Cloud IAM sub-processors decide who touches your user data. They are the linked hands behind authentication, authorization, and identity data flows. A sub-processor might store logs, validate tokens, or replicate identity events into third-party environments. Each one is another vector you must understand, approve, and track.
The challenge is speed versus certainty. You want to move fast, but each sub-processor adds legal, compliance, and security layers that can tip the balance. Not knowing the exact list of sub-processors behind a Cloud IAM vendor means you don’t know everyone who has indirect access to your system’s keys. Audit trails get longer. Risk modeling gets murky.
An effective approach starts with mapping your IAM provider’s declared sub-processors, then cross-checking them against contractual commitments, data residency rules, and customer privacy requirements.
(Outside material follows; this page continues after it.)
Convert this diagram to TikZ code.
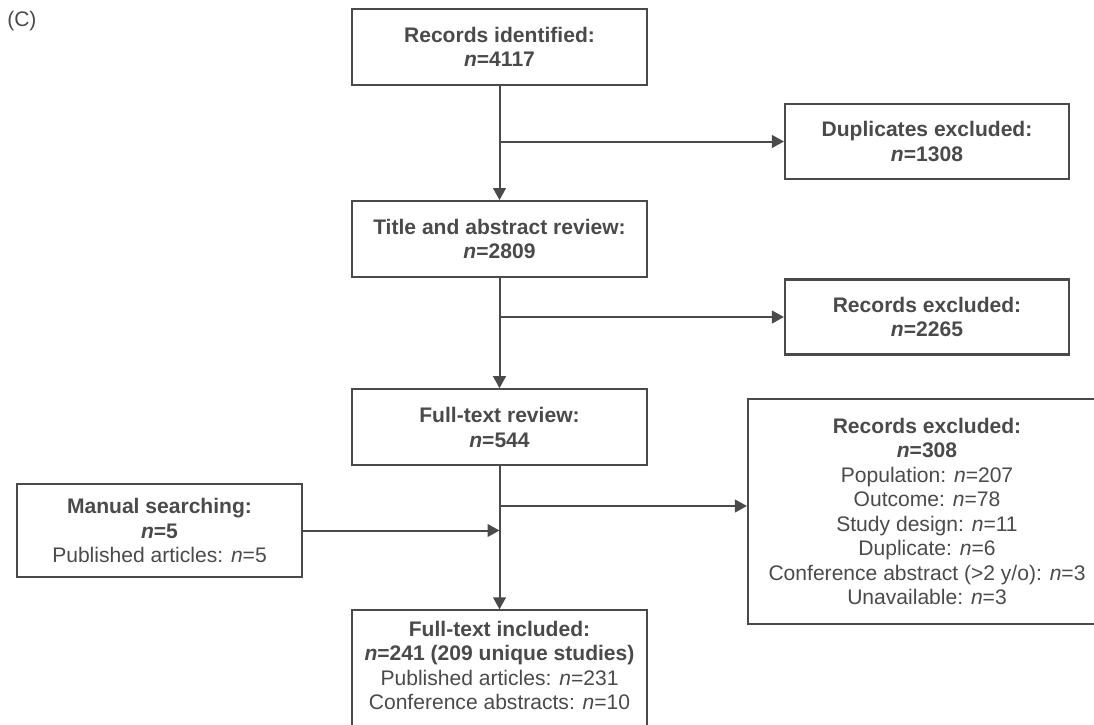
\documentclass[tikz,border=0pt]{standalone}
\usepackage{fontspec}
\setmainfont{Liberation Sans}
\usepackage{xcolor}
\usepackage{tikz}
\usetikzlibrary{arrows.meta, positioning}

\definecolor{flowgray}{HTML}{4A4A4A}
\newcommand{\nn}{\textit{n}}

\begin{document}
\begin{tikzpicture}[
  x=0.75pt, y=-0.75pt,
  every node/.style={font=\fontsize{15.8}{18.4}\selectfont, text=flowgray},
  block/.style={draw=flowgray, line width=1.6pt, rectangle, align=center, minimum width=221.25pt, minimum height=57pt},
  sidebox/.style={block, minimum width=213pt, minimum height=56.25pt},
  arr/.style={-{Triangle[length=9pt, width=9.5pt]}, draw=flowgray, line width=1.5pt}
]
\useasboundingbox (0,0) rectangle (1094,724);
\node[anchor=west, inner sep=0pt] (tag) at (7,21) {(C)};

\node[block] (rec) at (499.5,47) {\textbf{Records identified:}\\\textbf{\nn=4117}};
\node[block, below=85.5pt of rec] (tar) {\textbf{Title and abstract review:}\\\textbf{\nn=2809}};
\node[block, below=82.5pt of tar] (ftr) {\textbf{Full-text review:}\\\textbf{\nn=544}};
\node[block, below=107.25pt of ftr, inner ysep=8pt, text depth=22pt] (inc) {\textbf{Full-text included:}\\\textbf{\nn=241 (209 unique studies)}\\Published articles: \nn=231\\Conference abstracts: \nn=10};

\node[sidebox] (dup) at (927,141.5) {\textbf{Duplicates excluded:}\\\textbf{\nn=1308}};
\node[sidebox] (exa) at (927,317) {\textbf{Records excluded:}\\\textbf{\nn=2265}};
\node[block, minimum width=268.5pt, minimum height=168.75pt] (exb) at (927,511.5) {\textbf{Records excluded:}\\\textbf{\nn=308}\\Population: \nn=207\\Outcome: \nn=78\\Study design: \nn=11\\Duplicate: \nn=6\\Conference abstract (>2 y/o): \nn=3\\Unavailable: \nn=3};
\node[block, minimum width=213.75pt, minimum height=69.75pt] (man) at (159.5,530.5) {\textbf{Manual searching:}\\\textbf{\nn=5}\\Published articles: \nn=5};

\coordinate (cut) at (499.5,506);

\draw[arr] (rec) -- (tar);
\draw[arr] (tar) -- (ftr);
\draw[arr] (ftr) -- (inc);
\draw[arr] (rec.south |- dup.west) -- (dup.west);
\draw[arr] (tar.south |- exa.west) -- (exa.west);
\draw[arr] (cut) -- (cut -| exb.west);
\draw[arr] (man.east) -- (ftr.south |- man.east);
\end{tikzpicture}
\end{document}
Keep that list alive. Changes to sub-processors can happen quietly—sometimes a new analytics or monitoring service slips in mid-contract. Under frameworks like GDPR, these additions often trigger required customer notifications.
Security teams should look beyond official lists. Use network monitoring to identify outbound traffic to unknown domains from IAM integrations. Read API doc changes carefully—new integrations and features often hint at new sub-processors. Examine SOC 2 or ISO 27001 reports for named vendors not disclosed elsewhere.